Kennesaw State coach Brian Bohannon thinks Jacksonville State is without a doubt the best team the Owls have faced in program history.

In last season’s game in Jacksonville, Ala., the Owls — who averaged 30 points last season — were limited to 17 points by the constricting Gamecocks defense in a narrow KSU victory.

Bohannon even joked last year that Jacksonville State looked like it had 13 players on defense because of how it stonewalled the Kennesaw State run game. In their 17-7 win, the Owls were limited to 213 rushing yards, averaging 3.9 a carry with only two touchdowns.

Kennesaw State (9-1) coaches and players expect the same in this season’s meeting Saturday at SunTrust Park, where the teams will meet in a 3 p.m. game that will be televised by Fox Sports Southeast.

Quarterback Chandler Burks, who scored one of the Owls’ touchdowns last season, said outlasting Jacksonville State last year took everything his team had.

“They came out with a really sound plan against us,” Burks said. “We saw a multi-front game and then also their experience on the defensive side being they had a lot of guys who played a lot of football and then at the end of the day, it comes down to them being really good football players, and they went out there and they executed at a very high level.”

Burks rushed for 76 yards on 19 carries in the win, but also threw for 126 yards in search of another way to move the ball downfield.

Bohannon said he will see how this week’s game unfolds before deciding if more passing plays will be called.

“We kind of do what we have to do to move the ball, and a lot of it’s predicated on how they’re playing, just to move the ball at all last year was monumental because they could run and tackle and they were really good,” Bohannon said.

With 25 yards on eight carries and Kennesaw State’s other touchdown against Jacksonville State, running back Darnell Holland put part of the blame of last year’s low-scoring game on how the Owls played mentally.

Holland was named this week’s Big South Offensive Player of the Week after recording a team-high of 195 yards and three touchdowns Saturday in Kennesaw State’s 51-14 win over Monmouth.

“I think it was our own mental gaps, our (lack of) mental focus,” Holland said. “There are a lot of times when we were stepping on ourselves and hurting ourselves so once we overcame our own mental problems, it was just adds to the end zone and not giving up and just fighting through a lot of the struggles and obstacles.”

While the Owls have won back-to-back Big South titles and gained more experience in big games since they last faced the Gamecocks, Jacksonville State still poses the same threat on defense.

Jacksonville State (8-2) is limiting opponents to an average of 18.1 points, 88.2 rushing yards and 275.9 total yards this season.

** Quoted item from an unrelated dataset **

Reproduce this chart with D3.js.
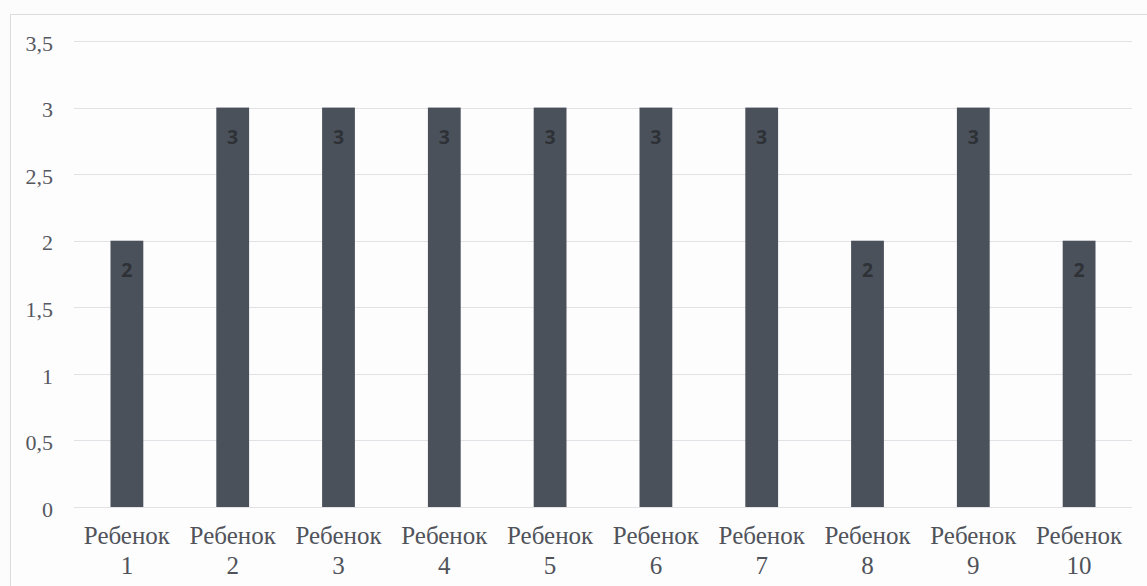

The Gamecocks have also limited opponents to a 22 percent success rate on third down and touchdowns on 45 percent of trips to the red zone.

“It’s once again going to take everything that we have with everybody doing their job and all 11 (players) playing to a championship standard that we have around here to be able to give us the best chance of putting our best foot forward,” Burks said.